-- start Provided material --

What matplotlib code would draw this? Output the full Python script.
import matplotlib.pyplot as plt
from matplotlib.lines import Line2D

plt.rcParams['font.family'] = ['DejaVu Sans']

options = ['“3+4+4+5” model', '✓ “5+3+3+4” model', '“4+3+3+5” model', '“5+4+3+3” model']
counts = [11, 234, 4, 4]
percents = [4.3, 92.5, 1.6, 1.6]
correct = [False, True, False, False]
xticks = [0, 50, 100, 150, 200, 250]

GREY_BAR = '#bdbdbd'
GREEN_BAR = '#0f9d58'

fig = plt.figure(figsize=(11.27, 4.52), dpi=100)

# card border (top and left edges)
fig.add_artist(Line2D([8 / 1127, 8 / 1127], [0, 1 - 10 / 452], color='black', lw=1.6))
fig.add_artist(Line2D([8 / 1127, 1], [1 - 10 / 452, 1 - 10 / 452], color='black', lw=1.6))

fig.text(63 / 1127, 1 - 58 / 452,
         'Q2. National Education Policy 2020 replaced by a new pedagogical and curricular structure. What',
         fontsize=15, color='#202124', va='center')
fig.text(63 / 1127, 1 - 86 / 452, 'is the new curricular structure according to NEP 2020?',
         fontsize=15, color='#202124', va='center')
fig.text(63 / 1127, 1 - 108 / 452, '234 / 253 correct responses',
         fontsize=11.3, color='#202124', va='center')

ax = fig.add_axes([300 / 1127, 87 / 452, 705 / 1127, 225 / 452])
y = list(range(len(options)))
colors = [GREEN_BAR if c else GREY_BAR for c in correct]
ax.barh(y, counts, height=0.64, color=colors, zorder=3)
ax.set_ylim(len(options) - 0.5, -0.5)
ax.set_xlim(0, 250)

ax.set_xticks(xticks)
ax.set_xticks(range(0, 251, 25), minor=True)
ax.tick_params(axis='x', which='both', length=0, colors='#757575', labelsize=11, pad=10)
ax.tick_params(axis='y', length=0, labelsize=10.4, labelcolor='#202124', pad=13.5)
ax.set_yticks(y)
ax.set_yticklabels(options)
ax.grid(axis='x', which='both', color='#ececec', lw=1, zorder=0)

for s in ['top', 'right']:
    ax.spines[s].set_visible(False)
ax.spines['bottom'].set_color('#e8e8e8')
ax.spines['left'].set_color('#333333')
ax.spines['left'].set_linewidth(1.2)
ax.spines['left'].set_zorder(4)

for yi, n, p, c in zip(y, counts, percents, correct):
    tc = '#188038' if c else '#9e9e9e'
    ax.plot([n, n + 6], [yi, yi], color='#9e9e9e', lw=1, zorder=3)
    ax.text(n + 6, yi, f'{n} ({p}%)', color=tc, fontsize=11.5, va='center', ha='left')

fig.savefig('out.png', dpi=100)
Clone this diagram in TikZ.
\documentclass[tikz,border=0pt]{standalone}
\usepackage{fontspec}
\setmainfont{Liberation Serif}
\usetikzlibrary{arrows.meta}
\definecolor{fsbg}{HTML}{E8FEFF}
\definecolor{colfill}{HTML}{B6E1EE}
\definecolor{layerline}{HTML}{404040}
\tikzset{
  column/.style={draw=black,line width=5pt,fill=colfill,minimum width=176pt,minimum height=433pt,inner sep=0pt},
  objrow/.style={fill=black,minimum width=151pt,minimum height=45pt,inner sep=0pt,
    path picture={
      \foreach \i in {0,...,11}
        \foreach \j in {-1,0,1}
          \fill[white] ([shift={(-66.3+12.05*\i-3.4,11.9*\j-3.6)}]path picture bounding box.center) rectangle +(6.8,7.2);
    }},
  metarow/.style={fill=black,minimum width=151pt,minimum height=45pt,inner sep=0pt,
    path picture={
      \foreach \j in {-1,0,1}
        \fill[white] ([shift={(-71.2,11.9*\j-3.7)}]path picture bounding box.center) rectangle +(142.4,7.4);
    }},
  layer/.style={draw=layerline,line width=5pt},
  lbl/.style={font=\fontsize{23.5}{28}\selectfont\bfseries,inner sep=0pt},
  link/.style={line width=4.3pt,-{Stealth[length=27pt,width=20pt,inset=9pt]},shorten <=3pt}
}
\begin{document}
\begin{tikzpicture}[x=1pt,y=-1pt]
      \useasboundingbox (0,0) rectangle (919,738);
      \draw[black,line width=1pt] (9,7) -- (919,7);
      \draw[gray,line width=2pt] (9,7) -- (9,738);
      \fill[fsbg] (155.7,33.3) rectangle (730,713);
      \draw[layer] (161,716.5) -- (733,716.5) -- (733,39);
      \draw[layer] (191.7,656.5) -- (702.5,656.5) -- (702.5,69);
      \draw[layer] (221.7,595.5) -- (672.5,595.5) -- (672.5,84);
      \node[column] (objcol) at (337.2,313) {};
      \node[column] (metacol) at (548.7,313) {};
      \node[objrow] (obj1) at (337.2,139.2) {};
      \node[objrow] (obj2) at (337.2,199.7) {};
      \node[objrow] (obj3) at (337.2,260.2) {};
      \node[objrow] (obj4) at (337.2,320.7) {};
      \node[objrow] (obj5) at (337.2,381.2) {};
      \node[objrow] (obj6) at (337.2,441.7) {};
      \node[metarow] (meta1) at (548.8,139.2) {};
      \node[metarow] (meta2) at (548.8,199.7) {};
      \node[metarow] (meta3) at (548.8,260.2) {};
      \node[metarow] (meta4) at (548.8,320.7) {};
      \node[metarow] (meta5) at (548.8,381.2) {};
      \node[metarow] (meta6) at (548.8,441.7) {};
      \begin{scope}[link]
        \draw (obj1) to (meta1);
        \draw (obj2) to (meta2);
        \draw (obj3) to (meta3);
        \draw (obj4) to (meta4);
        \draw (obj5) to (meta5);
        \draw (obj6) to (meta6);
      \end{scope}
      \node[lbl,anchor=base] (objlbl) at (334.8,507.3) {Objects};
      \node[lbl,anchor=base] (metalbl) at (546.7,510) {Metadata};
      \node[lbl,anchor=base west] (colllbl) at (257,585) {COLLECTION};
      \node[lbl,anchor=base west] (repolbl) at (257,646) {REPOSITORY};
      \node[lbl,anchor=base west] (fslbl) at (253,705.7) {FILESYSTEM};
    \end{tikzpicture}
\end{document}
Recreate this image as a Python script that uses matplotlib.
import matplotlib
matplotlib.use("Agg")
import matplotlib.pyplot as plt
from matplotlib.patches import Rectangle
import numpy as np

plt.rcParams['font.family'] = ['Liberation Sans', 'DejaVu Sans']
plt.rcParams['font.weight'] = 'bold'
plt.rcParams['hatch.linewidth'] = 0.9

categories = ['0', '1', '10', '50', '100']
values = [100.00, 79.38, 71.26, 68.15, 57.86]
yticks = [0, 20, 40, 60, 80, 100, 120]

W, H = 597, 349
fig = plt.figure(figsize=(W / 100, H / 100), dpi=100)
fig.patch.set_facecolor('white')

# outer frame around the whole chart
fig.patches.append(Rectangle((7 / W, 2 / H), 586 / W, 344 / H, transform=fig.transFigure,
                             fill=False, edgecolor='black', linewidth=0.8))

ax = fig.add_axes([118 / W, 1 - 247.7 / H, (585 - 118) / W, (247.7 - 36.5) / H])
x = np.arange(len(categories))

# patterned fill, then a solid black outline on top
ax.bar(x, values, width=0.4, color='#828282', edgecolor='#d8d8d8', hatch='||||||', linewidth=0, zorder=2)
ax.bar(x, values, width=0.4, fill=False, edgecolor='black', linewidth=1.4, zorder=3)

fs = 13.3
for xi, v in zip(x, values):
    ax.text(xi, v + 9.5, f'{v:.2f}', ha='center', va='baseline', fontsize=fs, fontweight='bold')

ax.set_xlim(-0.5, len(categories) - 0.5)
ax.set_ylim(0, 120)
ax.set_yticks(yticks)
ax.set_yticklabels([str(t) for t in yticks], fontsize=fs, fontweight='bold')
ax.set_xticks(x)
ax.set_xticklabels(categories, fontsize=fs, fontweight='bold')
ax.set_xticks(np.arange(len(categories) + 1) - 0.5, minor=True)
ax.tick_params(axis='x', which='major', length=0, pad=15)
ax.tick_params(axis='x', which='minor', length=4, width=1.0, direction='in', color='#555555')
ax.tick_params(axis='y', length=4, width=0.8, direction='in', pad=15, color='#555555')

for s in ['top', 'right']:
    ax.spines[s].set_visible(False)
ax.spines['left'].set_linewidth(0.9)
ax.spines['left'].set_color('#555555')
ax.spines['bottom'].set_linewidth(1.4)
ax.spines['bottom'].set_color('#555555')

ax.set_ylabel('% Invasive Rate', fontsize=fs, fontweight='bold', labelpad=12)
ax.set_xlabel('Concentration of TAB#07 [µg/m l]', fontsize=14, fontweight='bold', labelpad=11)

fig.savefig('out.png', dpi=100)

-- end Provided material --

Repeat exactly, please, each line from the beginning of the data through the line with "plt.rcParams['font.family'] = ['DejaVu Sans']" in it, and only those lines.

What matplotlib code would draw this? Output the full Python script.
import matplotlib.pyplot as plt
from matplotlib.lines import Line2D

plt.rcParams['font.family'] = ['DejaVu Sans']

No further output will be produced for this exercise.